The FDIC plan, which will be open for 30 days of public comment once it is formally published in the Federal Register, aims to help the ailing company continue key operations, services, and transactions during its liquidation to maximize the value of its assets. Toward that end, the FDIC would be appointed receiver of the troubled company and give itself the power to create a bridge financial company that would not be saddled with debt, bad assets, or shareholders as it tries to stabilize and liquidate the original company.

“This authority is an important tool for the elimination of ‘too big to fail’ because it provides the FDIC with the authority to prevent a disorderly collapse, while ensuring that bail-outs of failing companies will not occur,” the agency’s proposal says.

That means all creditors, shareholders, and debt holders should expect losses or financial haircuts, the FDIC said. The plan would bar any extra payments to holders of long-term senior debt, subordinated debt, or equity that would result in those investors recovering more than other creditors entitled to the same priority of payments under the law, the FDIC said.

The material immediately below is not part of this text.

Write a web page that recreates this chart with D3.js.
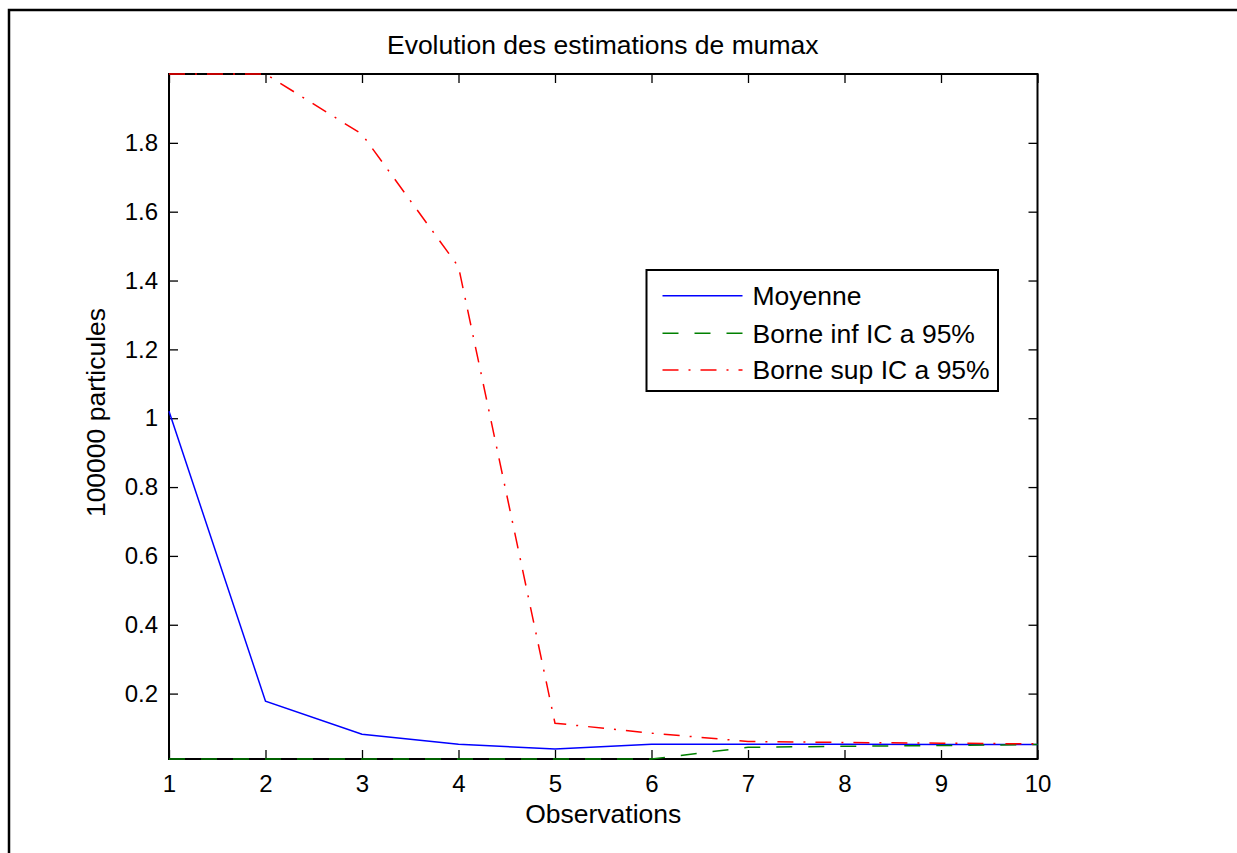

Once the bridge company has stabilized the sick company, the FDIC promised to “move as expeditiously as possible” to sell all operations and assets back to the private sector.

Additionally, the Securities and Exchange Commission would have to sign off on the FDIC being appointed receiver if the company or its largest U.S. subsidiary is a brokerage firm, while the Fed would make the recommendation if the sick company or its largest subsidiary is an insurance company.

The FDIC’s new power for orderly liquidation authority, mandated by the Dodd-Frank financial reform law, has been sought by FDIC Chairman Sheila Bair since the 2008 credit crisis as a way to avoid pumping taxpayer dollars into troubled financial companies.